- STATED PROBLEM -
Repeat the records in full and exactly, omitting pictures.
# Start of EXTRACTED MATERIAL
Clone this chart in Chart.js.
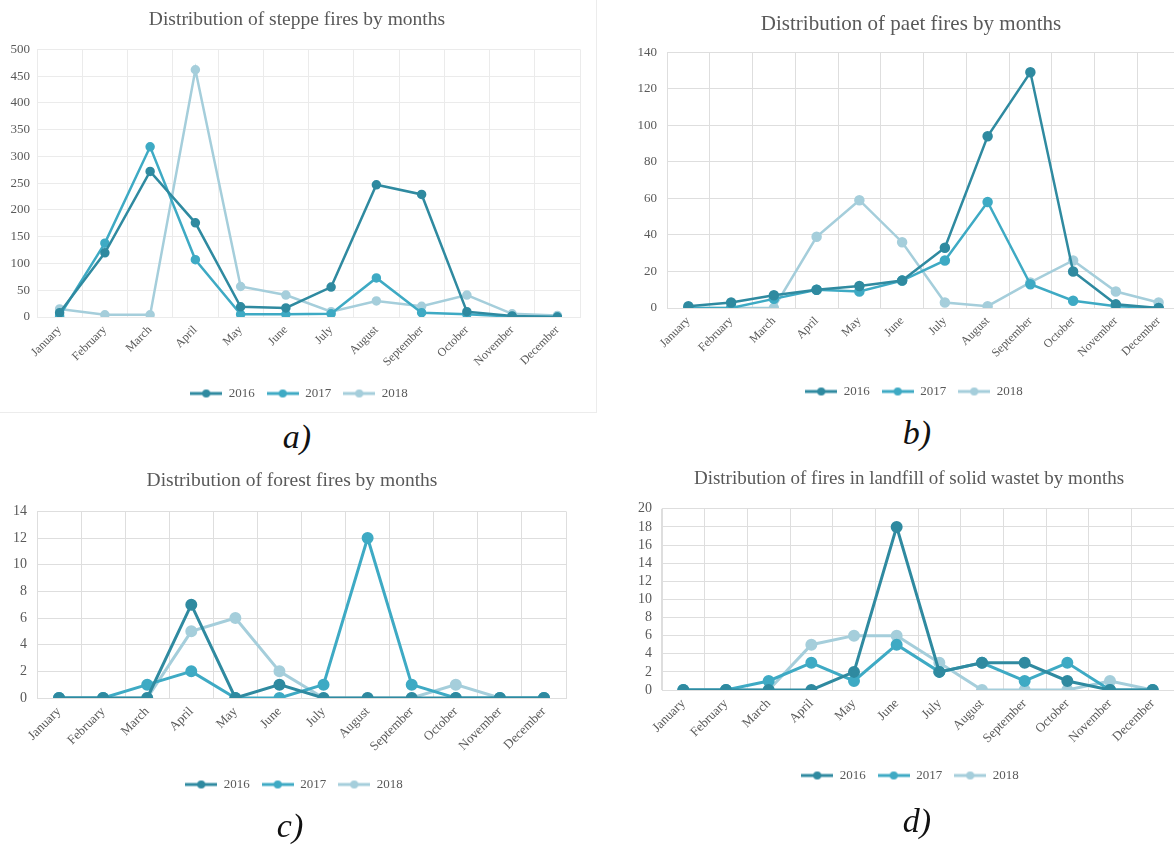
<!DOCTYPE html>
<html>
<head>
<meta charset="utf-8">
<script src="https://cdn.jsdelivr.net/npm/chart.js@4.4.1/dist/chart.umd.min.js"></script>
<style>
  html, body { margin: 0; padding: 0; background: #fff; overflow: hidden; }
  body { width: 1174px; height: 846px; position: relative; }
  .box { position: absolute; }
  .frame { position: absolute; left: 0; top: 0; width: 596px; height: 412px;
           border-right: 1px solid #ececec; border-bottom: 1px solid #ececec; }
  .tag { position: absolute; font-family: "Liberation Serif", serif; font-style: italic;
         font-size: 34px; color: #111; transform: translate(-50%, -50%); }
</style>
</head>
<body>
<div class="frame"></div>
<div class="box" style="left:0px;top:0px;width:598px;height:412px"><canvas id="steppe"></canvas></div>
<div class="box" style="left:600px;top:0px;width:590px;height:412px"><canvas id="peat"></canvas></div>
<div class="box" style="left:0px;top:462px;width:590px;height:350px"><canvas id="forest"></canvas></div>
<div class="box" style="left:600px;top:462px;width:590px;height:350px"><canvas id="landfill"></canvas></div>
<div class="tag" style="left:297px;top:437px">a)</div>
<div class="tag" style="left:917px;top:433px">b)</div>
<div class="tag" style="left:290px;top:826px">c)</div>
<div class="tag" style="left:917px;top:821px">d)</div>

<script>
// months and years
var months = ["January", "February", "March", "April", "May", "June", "July",
              "August", "September", "October", "November", "December"];
var years = ["2016", "2017", "2018"];
var colors = ["#2f8aa0", "#3eaac4", "#a5cedb"];

// steppe fires
var steppe2016 = [8, 120, 272, 176, 19, 17, 56, 247, 229, 10, 2, 0];
var steppe2017 = [2, 138, 318, 107, 5, 5, 6, 73, 8, 5, 1, 0];
var steppe2018 = [15, 4, 4, 462, 57, 41, 10, 30, 20, 41, 6, 3];

// peat fires
var peat2016 = [1, 3, 7, 10, 12, 15, 33, 94, 129, 20, 2, 0];
var peat2017 = [0, 0, 5, 10, 9, 15, 26, 58, 13, 4, 1, 0];
var peat2018 = [0, 0, 0, 39, 59, 36, 3, 1, 14, 26, 9, 3];

// forest fires
var forest2016 = [0, 0, 0, 7, 0, 1, 0, 0, 0, 0, 0, 0];
var forest2017 = [0, 0, 1, 2, 0, 0, 1, 12, 1, 0, 0, 0];
var forest2018 = [0, 0, 0, 5, 6, 2, 0, 0, 0, 1, 0, 0];

// landfill fires
var landfill2016 = [0, 0, 0, 0, 2, 18, 2, 3, 3, 1, 0, 0];
var landfill2017 = [0, 0, 1, 3, 1, 5, 2, 3, 1, 3, 0, 0];
var landfill2018 = [0, 0, 0, 5, 6, 6, 3, 0, 0, 0, 1, 0];

function legendIcon(color) {
    var c = document.createElement("canvas");
    c.width = 32;
    c.height = 10;
    var g = c.getContext("2d");
    g.strokeStyle = color;
    g.lineWidth = 3;
    g.beginPath();
    g.moveTo(0, 5);
    g.lineTo(32, 5);
    g.stroke();
    g.fillStyle = color;
    g.beginPath();
    g.arc(16, 5, 4, 0, Math.PI * 2);
    g.fill();
    return c;
}
var icons = colors.map(legendIcon);

// move title and legend so they are centred where the original has them
var centerBoxes = {
    id: "centerBoxes",
    afterLayout: function (chart, args, opts) {
        [[chart.titleBlock, opts.title], [chart.legend, opts.legend]].forEach(function (p) {
            var b = p[0];
            if (!b || p[1] == null) return;
            var dx = p[1] - (b.left + b.right) / 2;
            b.left += dx;
            b.right += dx;
        });
    }
};

function makeChart(id, titleText, series, yMax, yStep, o) {
    var ctx = document.getElementById(id).getContext("2d");
    var datasets = series.map(function (values, i) {
        return {
            label: years[i],
            data: values,
            borderColor: colors[i],
            backgroundColor: colors[i],
            borderWidth: o.lineWidth,
            pointRadius: o.pointRadius,
            pointHoverRadius: o.pointRadius,
            tension: 0
        };
    });
    return new Chart(ctx, {
        type: "line",
        data: { labels: months, datasets: datasets },
        plugins: [centerBoxes],
        options: {
            responsive: true,
            maintainAspectRatio: false,
            animation: false,
            layout: { padding: o.padding },
            scales: {
                x: {
                    offset: true,
                    grid: { offset: true, color: o.grid, drawTicks: false },
                    border: { color: o.grid },
                    ticks: {
                        minRotation: 45, maxRotation: 45, padding: 6,
                        color: "#595959",
                        font: { family: "Liberation Serif", size: o.xFont }
                    },
                    afterFit: function (scale) { scale.height = o.xHeight; }
                },
                y: {
                    min: 0, max: yMax,
                    grid: { color: o.grid, drawTicks: false },
                    border: { color: o.grid },
                    ticks: {
                        stepSize: yStep, padding: o.yPad, autoSkip: false,
                        color: "#595959",
                        font: { family: "Liberation Serif", size: o.yFont }
                    },
                    afterFit: function (scale) { scale.width = o.yWidth; }
                }
            },
            plugins: {
                tooltip: { enabled: false },
                centerBoxes: { title: o.titleX, legend: o.legendX },
                title: {
                    display: true,
                    text: titleText,
                    color: "#595959",
                    font: { family: "Liberation Serif", size: o.titleSize, weight: "normal" },
                    padding: { top: o.titleTop, bottom: o.titleBottom }
                },
                legend: {
                    position: "bottom",
                    labels: {
                        usePointStyle: true,
                        pointStyleWidth: 32,
                        padding: 12,
                        color: "#595959",
                        font: { family: "Liberation Serif", size: 13 },
                        generateLabels: function (chart) {
                            var items = Chart.defaults.plugins.legend.labels.generateLabels(chart);
                            items.forEach(function (it, i) { it.pointStyle = icons[i]; });
                            return items;
                        }
                    }
                }
            }
        }
    });
}

makeChart("steppe", "Distribution of steppe fires by months",
    [steppe2016, steppe2017, steppe2018], 500, 50,
    { padding: { left: 0, right: 18, top: 0, bottom: 2 }, yWidth: 37, xHeight: 58,
      titleX: 297, legendX: 299,
      titleSize: 19.5, titleTop: 8, titleBottom: 18, grid: "#ebebeb", xFont: 12, yFont: 13, yPad: 7,
      lineWidth: 2.5, pointRadius: 3.5 });

makeChart("peat", "Distribution of paet fires by months",
    [peat2016, peat2017, peat2018], 140, 20,
    { padding: { left: 0, right: 10, top: 0, bottom: 4 }, yWidth: 67, xHeight: 65,
      titleX: 311, legendX: 314,
      titleSize: 21, titleTop: 12, titleBottom: 15, grid: "#dedede", xFont: 12, yFont: 13, yPad: 10,
      lineWidth: 2.5, pointRadius: 4 });

makeChart("forest", "Distribution of forest fires by months",
    [forest2016, forest2017, forest2018], 14, 2,
    { padding: { left: 0, right: 24, top: 0, bottom: 11 }, yWidth: 37, xHeight: 68,
      titleX: 292, legendX: 294,
      titleSize: 19.5, titleTop: 7, titleBottom: 19, grid: "#dedede", xFont: 13, yFont: 14, yPad: 10,
      lineWidth: 3, pointRadius: 4.5 });

makeChart("landfill", "Distribution of fires in landfill of solid wastet by months",
    [landfill2016, landfill2017, landfill2018], 20, 2,
    { padding: { left: 0, right: 16, top: 0, bottom: 20 }, yWidth: 62, xHeight: 67,
      titleX: 309, legendX: 310,
      titleSize: 19, titleTop: 6, titleBottom: 18, grid: "#dedede", xFont: 13, yFont: 14, yPad: 10,
      lineWidth: 3, pointRadius: 4.5 });
</script>
</body>
</html>
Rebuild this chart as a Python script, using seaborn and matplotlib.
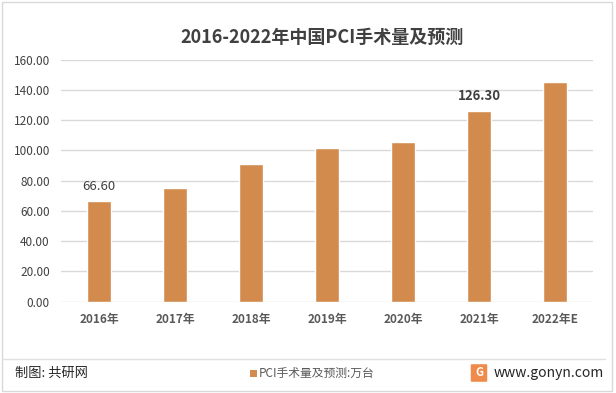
# End of EXTRACTED MATERIAL
- COMPLETED EXERCISE -
Clone this chart in Chart.js.
<!DOCTYPE html>
<html>
<head>
<meta charset="utf-8">
<script src="https://cdn.jsdelivr.net/npm/chart.js@4.4.1/dist/chart.umd.min.js"></script>
<style>
  html, body { margin: 0; padding: 0; background: #fff; overflow: hidden; }
  body { width: 1174px; height: 846px; position: relative; }
  .box { position: absolute; }
  .frame { position: absolute; left: 0; top: 0; width: 596px; height: 412px;
           border-right: 1px solid #ececec; border-bottom: 1px solid #ececec; }
  .tag { position: absolute; font-family: "Liberation Serif", serif; font-style: italic;
         font-size: 34px; color: #111; transform: translate(-50%, -50%); }
</style>
</head>
<body>
<div class="frame"></div>
<div class="box" style="left:0px;top:0px;width:598px;height:412px"><canvas id="steppe"></canvas></div>
<div class="box" style="left:600px;top:0px;width:590px;height:412px"><canvas id="peat"></canvas></div>
<div class="box" style="left:0px;top:462px;width:590px;height:350px"><canvas id="forest"></canvas></div>
<div class="box" style="left:600px;top:462px;width:590px;height:350px"><canvas id="landfill"></canvas></div>
<div class="tag" style="left:297px;top:437px">a)</div>
<div class="tag" style="left:917px;top:433px">b)</div>
<div class="tag" style="left:290px;top:826px">c)</div>
<div class="tag" style="left:917px;top:821px">d)</div>

<script>
// months and years
var months = ["January", "February", "March", "April", "May", "June", "July",
              "August", "September", "October", "November", "December"];
var years = ["2016", "2017", "2018"];
var colors = ["#2f8aa0", "#3eaac4", "#a5cedb"];

// steppe fires
var steppe2016 = [8, 120, 272, 176, 19, 17, 56, 247, 229, 10, 2, 0];
var steppe2017 = [2, 138, 318, 107, 5, 5, 6, 73, 8, 5, 1, 0];
var steppe2018 = [15, 4, 4, 462, 57, 41, 10, 30, 20, 41, 6, 3];

// peat fires
var peat2016 = [1, 3, 7, 10, 12, 15, 33, 94, 129, 20, 2, 0];
var peat2017 = [0, 0, 5, 10, 9, 15, 26, 58, 13, 4, 1, 0];
var peat2018 = [0, 0, 0, 39, 59, 36, 3, 1, 14, 26, 9, 3];

// forest fires
var forest2016 = [0, 0, 0, 7, 0, 1, 0, 0, 0, 0, 0, 0];
var forest2017 = [0, 0, 1, 2, 0, 0, 1, 12, 1, 0, 0, 0];
var forest2018 = [0, 0, 0, 5, 6, 2, 0, 0, 0, 1, 0, 0];

// landfill fires
var landfill2016 = [0, 0, 0, 0, 2, 18, 2, 3, 3, 1, 0, 0];
var landfill2017 = [0, 0, 1, 3, 1, 5, 2, 3, 1, 3, 0, 0];
var landfill2018 = [0, 0, 0, 5, 6, 6, 3, 0, 0, 0, 1, 0];

function legendIcon(color) {
    var c = document.createElement("canvas");
    c.width = 32;
    c.height = 10;
    var g = c.getContext("2d");
    g.strokeStyle = color;
    g.lineWidth = 3;
    g.beginPath();
    g.moveTo(0, 5);
    g.lineTo(32, 5);
    g.stroke();
    g.fillStyle = color;
    g.beginPath();
    g.arc(16, 5, 4, 0, Math.PI * 2);
    g.fill();
    return c;
}
var icons = colors.map(legendIcon);

// move title and legend so they are centred where the original has them
var centerBoxes = {
    id: "centerBoxes",
    afterLayout: function (chart, args, opts) {
        [[chart.titleBlock, opts.title], [chart.legend, opts.legend]].forEach(function (p) {
            var b = p[0];
            if (!b || p[1] == null) return;
            var dx = p[1] - (b.left + b.right) / 2;
            b.left += dx;
            b.right += dx;
        });
    }
};

function makeChart(id, titleText, series, yMax, yStep, o) {
    var ctx = document.getElementById(id).getContext("2d");
    var datasets = series.map(function (values, i) {
        return {
            label: years[i],
            data: values,
            borderColor: colors[i],
            backgroundColor: colors[i],
            borderWidth: o.lineWidth,
            pointRadius: o.pointRadius,
            pointHoverRadius: o.pointRadius,
            tension: 0
        };
    });
    return new Chart(ctx, {
        type: "line",
        data: { labels: months, datasets: datasets },
        plugins: [centerBoxes],
        options: {
            responsive: true,
            maintainAspectRatio: false,
            animation: false,
            layout: { padding: o.padding },
            scales: {
                x: {
                    offset: true,
                    grid: { offset: true, color: o.grid, drawTicks: false },
                    border: { color: o.grid },
                    ticks: {
                        minRotation: 45, maxRotation: 45, padding: 6,
                        color: "#595959",
                        font: { family: "Liberation Serif", size: o.xFont }
                    },
                    afterFit: function (scale) { scale.height = o.xHeight; }
                },
                y: {
                    min: 0, max: yMax,
                    grid: { color: o.grid, drawTicks: false },
                    border: { color: o.grid },
                    ticks: {
                        stepSize: yStep, padding: o.yPad, autoSkip: false,
                        color: "#595959",
                        font: { family: "Liberation Serif", size: o.yFont }
                    },
                    afterFit: function (scale) { scale.width = o.yWidth; }
                }
            },
            plugins: {
                tooltip: { enabled: false },
                centerBoxes: { title: o.titleX, legend: o.legendX },
                title: {
                    display: true,
                    text: titleText,
                    color: "#595959",
                    font: { family: "Liberation Serif", size: o.titleSize, weight: "normal" },
                    padding: { top: o.titleTop, bottom: o.titleBottom }
                },
                legend: {
                    position: "bottom",
                    labels: {
                        usePointStyle: true,
                        pointStyleWidth: 32,
                        padding: 12,
                        color: "#595959",
                        font: { family: "Liberation Serif", size: 13 },
                        generateLabels: function (chart) {
                            var items = Chart.defaults.plugins.legend.labels.generateLabels(chart);
                            items.forEach(function (it, i) { it.pointStyle = icons[i]; });
                            return items;
                        }
                    }
                }
            }
        }
    });
}

makeChart("steppe", "Distribution of steppe fires by months",
    [steppe2016, steppe2017, steppe2018], 500, 50,
    { padding: { left: 0, right: 18, top: 0, bottom: 2 }, yWidth: 37, xHeight: 58,
      titleX: 297, legendX: 299,
      titleSize: 19.5, titleTop: 8, titleBottom: 18, grid: "#ebebeb", xFont: 12, yFont: 13, yPad: 7,
      lineWidth: 2.5, pointRadius: 3.5 });

makeChart("peat", "Distribution of paet fires by months",
    [peat2016, peat2017, peat2018], 140, 20,
    { padding: { left: 0, right: 10, top: 0, bottom: 4 }, yWidth: 67, xHeight: 65,
      titleX: 311, legendX: 314,
      titleSize: 21, titleTop: 12, titleBottom: 15, grid: "#dedede", xFont: 12, yFont: 13, yPad: 10,
      lineWidth: 2.5, pointRadius: 4 });

makeChart("forest", "Distribution of forest fires by months",
    [forest2016, forest2017, forest2018], 14, 2,
    { padding: { left: 0, right: 24, top: 0, bottom: 11 }, yWidth: 37, xHeight: 68,
      titleX: 292, legendX: 294,
      titleSize: 19.5, titleTop: 7, titleBottom: 19, grid: "#dedede", xFont: 13, yFont: 14, yPad: 10,
      lineWidth: 3, pointRadius: 4.5 });

makeChart("landfill", "Distribution of fires in landfill of solid wastet by months",
    [landfill2016, landfill2017, landfill2018], 20, 2,
    { padding: { left: 0, right: 16, top: 0, bottom: 20 }, yWidth: 62, xHeight: 67,
      titleX: 309, legendX: 310,
      titleSize: 19, titleTop: 6, titleBottom: 18, grid: "#dedede", xFont: 13, yFont: 14, yPad: 10,
      lineWidth: 3, pointRadius: 4.5 });
</script>
</body>
</html>
Rebuild this chart as a Python script, using seaborn and matplotlib.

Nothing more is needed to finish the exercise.